▶ **EXERCISE DIRECTIONS**
Write out the material again exactly, please, and omit the pictures.

── DATASET CONTENT ──

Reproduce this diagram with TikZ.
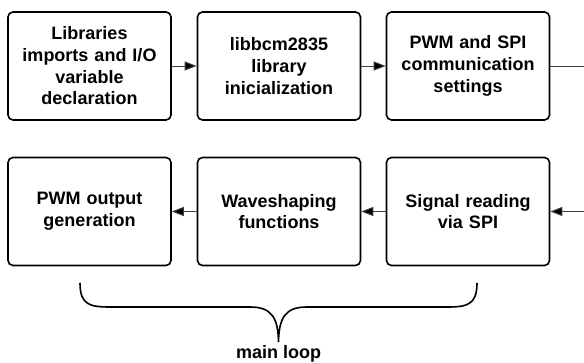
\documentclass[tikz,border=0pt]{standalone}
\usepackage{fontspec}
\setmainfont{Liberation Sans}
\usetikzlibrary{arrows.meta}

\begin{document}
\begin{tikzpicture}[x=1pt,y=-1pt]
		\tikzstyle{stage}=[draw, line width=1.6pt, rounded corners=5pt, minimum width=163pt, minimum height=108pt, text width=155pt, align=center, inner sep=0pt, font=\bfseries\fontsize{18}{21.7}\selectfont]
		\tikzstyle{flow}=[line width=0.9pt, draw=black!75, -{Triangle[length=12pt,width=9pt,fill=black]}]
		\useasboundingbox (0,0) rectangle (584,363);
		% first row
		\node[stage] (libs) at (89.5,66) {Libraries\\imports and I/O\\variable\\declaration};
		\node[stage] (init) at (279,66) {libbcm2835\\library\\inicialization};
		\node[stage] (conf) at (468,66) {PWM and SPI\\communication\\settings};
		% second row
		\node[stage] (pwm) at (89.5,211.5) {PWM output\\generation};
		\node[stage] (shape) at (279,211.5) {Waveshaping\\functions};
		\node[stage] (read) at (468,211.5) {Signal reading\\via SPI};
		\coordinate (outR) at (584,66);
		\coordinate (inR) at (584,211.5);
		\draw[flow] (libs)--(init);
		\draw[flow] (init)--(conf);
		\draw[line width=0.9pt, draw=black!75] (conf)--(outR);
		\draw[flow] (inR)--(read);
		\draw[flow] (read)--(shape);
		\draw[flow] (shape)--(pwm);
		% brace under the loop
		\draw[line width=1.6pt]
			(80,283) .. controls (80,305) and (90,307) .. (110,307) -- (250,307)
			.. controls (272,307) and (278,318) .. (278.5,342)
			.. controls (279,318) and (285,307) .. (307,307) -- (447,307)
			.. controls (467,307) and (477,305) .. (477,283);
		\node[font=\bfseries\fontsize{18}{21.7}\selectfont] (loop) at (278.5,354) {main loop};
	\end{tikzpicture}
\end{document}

───

▶ **WRITTEN REPLY**
Reproduce this diagram with TikZ.
\documentclass[tikz,border=0pt]{standalone}
\usepackage{fontspec}
\setmainfont{Liberation Sans}
\usetikzlibrary{arrows.meta}

\begin{document}
\begin{tikzpicture}[x=1pt,y=-1pt]
		\tikzstyle{stage}=[draw, line width=1.6pt, rounded corners=5pt, minimum width=163pt, minimum height=108pt, text width=155pt, align=center, inner sep=0pt, font=\bfseries\fontsize{18}{21.7}\selectfont]
		\tikzstyle{flow}=[line width=0.9pt, draw=black!75, -{Triangle[length=12pt,width=9pt,fill=black]}]
		\useasboundingbox (0,0) rectangle (584,363);
		% first row
		\node[stage] (libs) at (89.5,66) {Libraries\\imports and I/O\\variable\\declaration};
		\node[stage] (init) at (279,66) {libbcm2835\\library\\inicialization};
		\node[stage] (conf) at (468,66) {PWM and SPI\\communication\\settings};
		% second row
		\node[stage] (pwm) at (89.5,211.5) {PWM output\\generation};
		\node[stage] (shape) at (279,211.5) {Waveshaping\\functions};
		\node[stage] (read) at (468,211.5) {Signal reading\\via SPI};
		\coordinate (outR) at (584,66);
		\coordinate (inR) at (584,211.5);
		\draw[flow] (libs)--(init);
		\draw[flow] (init)--(conf);
		\draw[line width=0.9pt, draw=black!75] (conf)--(outR);
		\draw[flow] (inR)--(read);
		\draw[flow] (read)--(shape);
		\draw[flow] (shape)--(pwm);
		% brace under the loop
		\draw[line width=1.6pt]
			(80,283) .. controls (80,305) and (90,307) .. (110,307) -- (250,307)
			.. controls (272,307) and (278,318) .. (278.5,342)
			.. controls (279,318) and (285,307) .. (307,307) -- (447,307)
			.. controls (467,307) and (477,305) .. (477,283);
		\node[font=\bfseries\fontsize{18}{21.7}\selectfont] (loop) at (278.5,354) {main loop};
	\end{tikzpicture}
\end{document}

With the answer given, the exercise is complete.